Certo, che un parroco prenda posizioni anti abortiste, non ci può sorprendere. Che lo definisca un atto peggiore della pedofilia, ci deve far insorgere.

Che poi questo si vada a sommare ai tanti atti intimidatori nei confronti di un diritto acquisito come la 194, ormai vecchia di 42 anni – non solo da parte della Chiesa ma di molte istituzioni – è, in fin dei conti, un fatto. Quelle stesse istituzioni che hanno presenziato al congresso di Verona o semplicemente che si oppongono a un diritto che dovrebbe essere garantito, e che “grazie” a loro viene invece reso impossibile. 

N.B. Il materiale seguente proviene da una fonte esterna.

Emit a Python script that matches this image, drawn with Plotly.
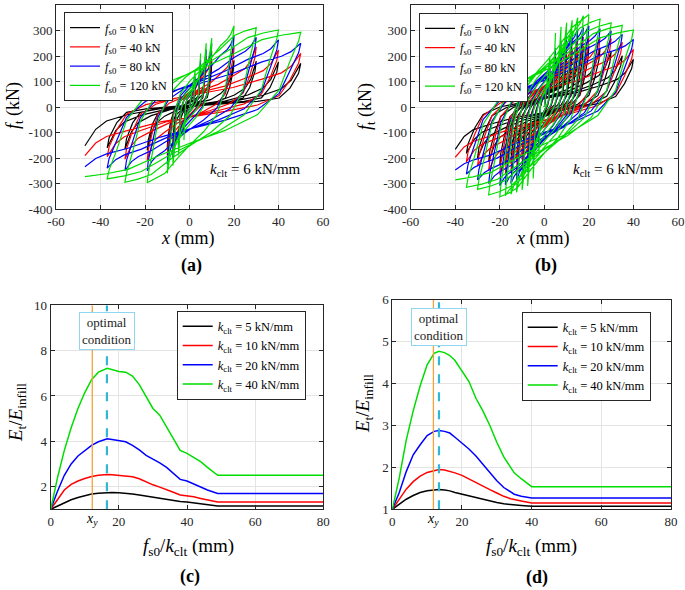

La posizione che continua a delinearsi sull’aborto ormai in modo sistemico aggiunge violenza alla violenza. È l’intera comunità a rendersi responsabile; oltre alla sovrapposizione del rapporto uomo-donna, quest’ultima assurge a un’altra figura iconografica, quella della madre, che la tradizione religiosa del nostro Paese impone sin dalla più tenera età. Così, la donna finisce per subire un doppio oltraggio, individuale e collettivo.

Possiamo scendere in tutte le piazze del mondo a colpi di “il corpo è mio decido io”, ma allo stesso tempo non dobbiamo tacere né ignorare tutte le condizioni storiche quindi culturali che rendono questa libertà quasi impraticabile, nonostante la legge.

C’è un rischio che corriamo così facendo: evitare di analizzare e capire cosa sovverte le coscienze, scardina pregiudizi antichi, decostruisce invenzioni sociali dell’uomo che ci vengono narrate come scienza esatta o volontà divina.

All’insieme di tutte le violenze che pesano sulle donne e sulla loro vera affermazione di un protagonismo nella scena pubblica, manca ancora la presa di coscienza collettiva della correlazione che unisce tutti gli aspetti di potere, dallo sfruttamento economico all’oppressione sessuale, passando per la limitazione della conoscenza femminile.

Ed è invece, sull’interezza del dominio culturale presente in questo Paese, che c’è ancora molto da dire: bisognerebbe mettere insieme tutte quelle prassi e tutti quei i saperi che il femminismo ha meticolosamente esplorato e messo in pratica in questi anni. Bisognerebbe poi riconoscere i cambiamenti che ha prodotto e che oggi sono più forti nelle nuove generazioni. 

Solo in questo modo si può pensare che il cambiamento diventi reale, e che questo si riveli radicale. 

L’unico cambiamento auspicabile non può che riguardare la totalità degli apparati dello Stato: saperi, poteri, istituzioni. Dalla dimensione privata a quella pubblica.

La disobbedienza e la ribellione devono contrastare tutto ciò che legittima la violenza maschile, in tutte le forme che essa assume nel vivere quotidiano.